Esther Hovers: «False Positives» (Le Grenier)
Dans le quartier d’affaires de Bruxelles, les caméras de surveillance sont programmées pour détecter huit comportements suspects, définis par des experts en sécurité. Esther Hovers reproduit ces gestes potentiellement louches dans des scènes de rue. Toutes ont l’air parfaitement normales. Cela signifie-t-il que l’on devrait s’inquiéter en permanence ou plutôt que l’on vit dans une société totalement paranoïaque? Des croquis reproduisant les agissements problématiques accompagnent les tirages; rester statique, courir, synchroniser ses mouvements, regarder en arrière…
Journées photographiques de Bienne, jusqu’au 2 juin 2019. Bielerfototage.ch
Autour des expositions
Performances, concerts, ateliers ou discussions accompagnent les travaux photographiques exposés durant les trois semaines du festival.
A retenir:
Concert de piano.

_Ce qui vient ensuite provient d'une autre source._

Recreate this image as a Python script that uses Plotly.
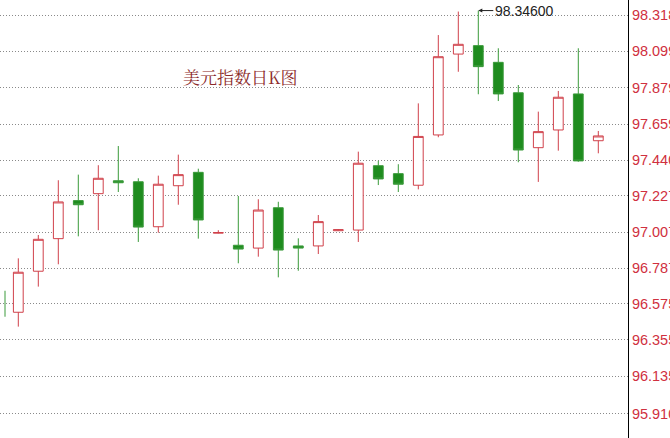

Léo Tardin, seul pianiste suisse à avoir remporté le Montreux Jazz Festival International Solo Piano Competition, donnera un concert inspiré des photographies exposées dans un EMS. Il apportera une troisième voix au dialogue déjà riche entre une résidence pour personnes âgées et les séries très contemporaines et esthétiques de Lisette Appeldorn et Vanja Bucan.

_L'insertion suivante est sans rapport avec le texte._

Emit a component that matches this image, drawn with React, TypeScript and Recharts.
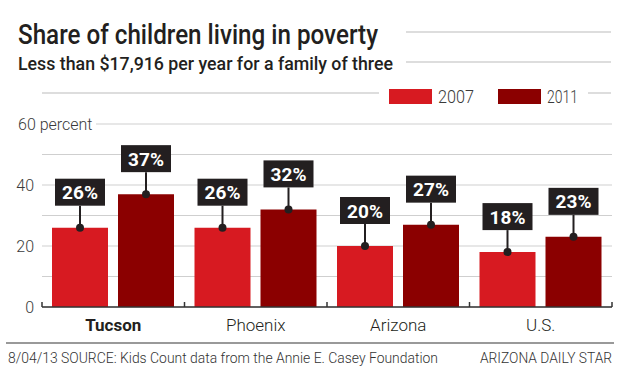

Samedi 11 mai à 17h, Residenz Au Lac.
Atelier sténopé. Maxime Genoud vous apprendra à fabriquer un sténopé, appareil photographique rudimentaire, à l’aide de boîtes de conserve ou de Tetra Pak.
Dimanche 12 mai de 14h à 16h, NMB.
Table ronde. Pour la première fois, les résultats des enquêtes photographiques romandes, à savoir celles des cantons du Valais, de Vaud, Fribourg, Neuchâtel et Genève, sont présentés en un même lieu, sous forme de livres et de diaporamas. Une discussion se penchera sur les enjeux de tels travaux documentaires. Avec notamment les photographes Christian Lutz et Virginie Rebetez, l’historienne de la photographie Raphaële Bertho.
Samedi 18 mai de 14h à 17h, DISPO Halle.